§ **OBJECTIVE**:
Transcribe everything in the data word for word. Pictures are left out.

------ RAW DATA ------

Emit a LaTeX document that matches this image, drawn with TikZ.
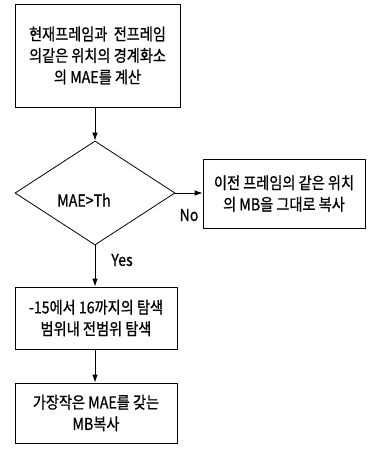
\documentclass[tikz,border=0pt]{standalone}
\usepackage{fontspec}
\setmainfont{Noto Sans CJK KR}[FakeStretch=0.86,FakeBold=0.8]
\usetikzlibrary{shapes.geometric,arrows.meta}
\begin{document}
\begin{tikzpicture}[x=1pt,y=1pt,
  font=\fontsize{16.5}{21.5}\selectfont,
  box/.style={draw,line width=0.8pt,align=center,inner sep=0pt},
  arr/.style={draw,line width=0.8pt,-{Latex[length=8pt,width=5.5pt]}}]
\useasboundingbox (0,0) rectangle (369,-454);
\node[box,minimum width=165,minimum height=103] (b1) at (97.5,-55.5)
  {현재프레임과\ \ 전프레임\\의같은 위치의 경계화소\\의 MAE를 계산};
\node[draw,line width=0.8pt,diamond,minimum width=160,minimum height=104,inner sep=0pt] (dia) at (95,-193) {};
\node (cond) at (84,-200) {MAE>Th};
\node[box,minimum width=162,minimum height=69] (b2) at (284,-193.5)
  {이전 프레임의 같은 위치\\의 MB을 그대로 복사};
\node[box,minimum width=162,minimum height=62] (b3) at (96,-318)
  {-15에서 16까지의 탐색\\범위내 전범위 탐색};
\node[box,minimum width=162,minimum height=60] (b4) at (96,-413)
  {가장작은 MAE를 갖는\\MB복사};
\draw[arr] (b1.south -| dia.north) -- (dia.north);
\draw[arr] (dia.east) -- (b2.west |- dia.east);
\draw[arr] (dia.south) -- (dia.south |- b3.north);
\draw[arr] (b3.south -| dia.south) -- (dia.south |- b4.north);
\node (no) at (189,-215) {No};
\node (yes) at (122,-260) {Yes};
\end{tikzpicture}
\end{document}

------

§ **WRITTEN SOLUTION**:
Emit a LaTeX document that matches this image, drawn with TikZ.
\documentclass[tikz,border=0pt]{standalone}
\usepackage{fontspec}
\setmainfont{Noto Sans CJK KR}[FakeStretch=0.86,FakeBold=0.8]
\usetikzlibrary{shapes.geometric,arrows.meta}
\begin{document}
\begin{tikzpicture}[x=1pt,y=1pt,
  font=\fontsize{16.5}{21.5}\selectfont,
  box/.style={draw,line width=0.8pt,align=center,inner sep=0pt},
  arr/.style={draw,line width=0.8pt,-{Latex[length=8pt,width=5.5pt]}}]
\useasboundingbox (0,0) rectangle (369,-454);
\node[box,minimum width=165,minimum height=103] (b1) at (97.5,-55.5)
  {현재프레임과\ \ 전프레임\\의같은 위치의 경계화소\\의 MAE를 계산};
\node[draw,line width=0.8pt,diamond,minimum width=160,minimum height=104,inner sep=0pt] (dia) at (95,-193) {};
\node (cond) at (84,-200) {MAE>Th};
\node[box,minimum width=162,minimum height=69] (b2) at (284,-193.5)
  {이전 프레임의 같은 위치\\의 MB을 그대로 복사};
\node[box,minimum width=162,minimum height=62] (b3) at (96,-318)
  {-15에서 16까지의 탐색\\범위내 전범위 탐색};
\node[box,minimum width=162,minimum height=60] (b4) at (96,-413)
  {가장작은 MAE를 갖는\\MB복사};
\draw[arr] (b1.south -| dia.north) -- (dia.north);
\draw[arr] (dia.east) -- (b2.west |- dia.east);
\draw[arr] (dia.south) -- (dia.south |- b3.north);
\draw[arr] (b3.south -| dia.south) -- (dia.south |- b4.north);
\node (no) at (189,-215) {No};
\node (yes) at (122,-260) {Yes};
\end{tikzpicture}
\end{document}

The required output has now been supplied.